:: EXERCISE OBJECTIVE ::
All of the material should be reproduced exactly, with pictures left out.

:: SUPPLIED DATA ::
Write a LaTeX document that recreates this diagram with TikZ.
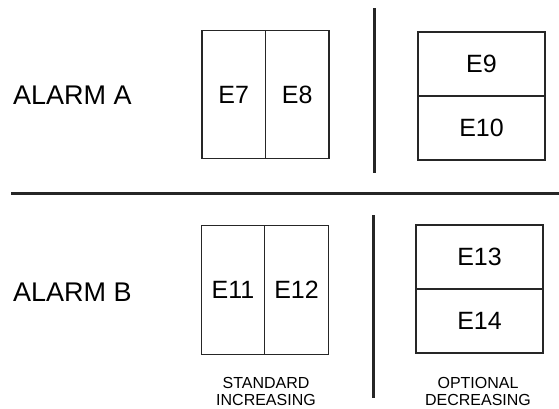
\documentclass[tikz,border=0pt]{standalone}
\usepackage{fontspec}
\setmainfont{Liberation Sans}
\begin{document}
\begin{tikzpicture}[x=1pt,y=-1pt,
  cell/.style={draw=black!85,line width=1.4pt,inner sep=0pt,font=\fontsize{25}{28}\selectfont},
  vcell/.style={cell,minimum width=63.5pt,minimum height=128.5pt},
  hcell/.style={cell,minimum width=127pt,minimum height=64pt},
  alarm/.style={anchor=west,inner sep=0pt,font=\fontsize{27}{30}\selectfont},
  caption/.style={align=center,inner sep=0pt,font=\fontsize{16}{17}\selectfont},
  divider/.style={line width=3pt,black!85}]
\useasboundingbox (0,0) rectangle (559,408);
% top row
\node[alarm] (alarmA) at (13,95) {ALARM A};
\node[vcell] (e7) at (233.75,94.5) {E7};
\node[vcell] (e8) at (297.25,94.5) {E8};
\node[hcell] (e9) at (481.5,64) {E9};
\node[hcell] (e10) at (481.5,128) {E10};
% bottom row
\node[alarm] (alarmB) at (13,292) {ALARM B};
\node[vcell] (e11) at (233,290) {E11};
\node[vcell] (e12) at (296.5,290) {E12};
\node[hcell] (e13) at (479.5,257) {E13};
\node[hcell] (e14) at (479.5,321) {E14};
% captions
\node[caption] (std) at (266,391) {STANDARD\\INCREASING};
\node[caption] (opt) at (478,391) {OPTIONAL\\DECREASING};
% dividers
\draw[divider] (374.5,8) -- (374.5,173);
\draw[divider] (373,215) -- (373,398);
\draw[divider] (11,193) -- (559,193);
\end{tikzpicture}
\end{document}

:: THE ANSWER ::
Write a LaTeX document that recreates this diagram with TikZ.
\documentclass[tikz,border=0pt]{standalone}
\usepackage{fontspec}
\setmainfont{Liberation Sans}
\begin{document}
\begin{tikzpicture}[x=1pt,y=-1pt,
  cell/.style={draw=black!85,line width=1.4pt,inner sep=0pt,font=\fontsize{25}{28}\selectfont},
  vcell/.style={cell,minimum width=63.5pt,minimum height=128.5pt},
  hcell/.style={cell,minimum width=127pt,minimum height=64pt},
  alarm/.style={anchor=west,inner sep=0pt,font=\fontsize{27}{30}\selectfont},
  caption/.style={align=center,inner sep=0pt,font=\fontsize{16}{17}\selectfont},
  divider/.style={line width=3pt,black!85}]
\useasboundingbox (0,0) rectangle (559,408);
% top row
\node[alarm] (alarmA) at (13,95) {ALARM A};
\node[vcell] (e7) at (233.75,94.5) {E7};
\node[vcell] (e8) at (297.25,94.5) {E8};
\node[hcell] (e9) at (481.5,64) {E9};
\node[hcell] (e10) at (481.5,128) {E10};
% bottom row
\node[alarm] (alarmB) at (13,292) {ALARM B};
\node[vcell] (e11) at (233,290) {E11};
\node[vcell] (e12) at (296.5,290) {E12};
\node[hcell] (e13) at (479.5,257) {E13};
\node[hcell] (e14) at (479.5,321) {E14};
% captions
\node[caption] (std) at (266,391) {STANDARD\\INCREASING};
\node[caption] (opt) at (478,391) {OPTIONAL\\DECREASING};
% dividers
\draw[divider] (374.5,8) -- (374.5,173);
\draw[divider] (373,215) -- (373,398);
\draw[divider] (11,193) -- (559,193);
\end{tikzpicture}
\end{document}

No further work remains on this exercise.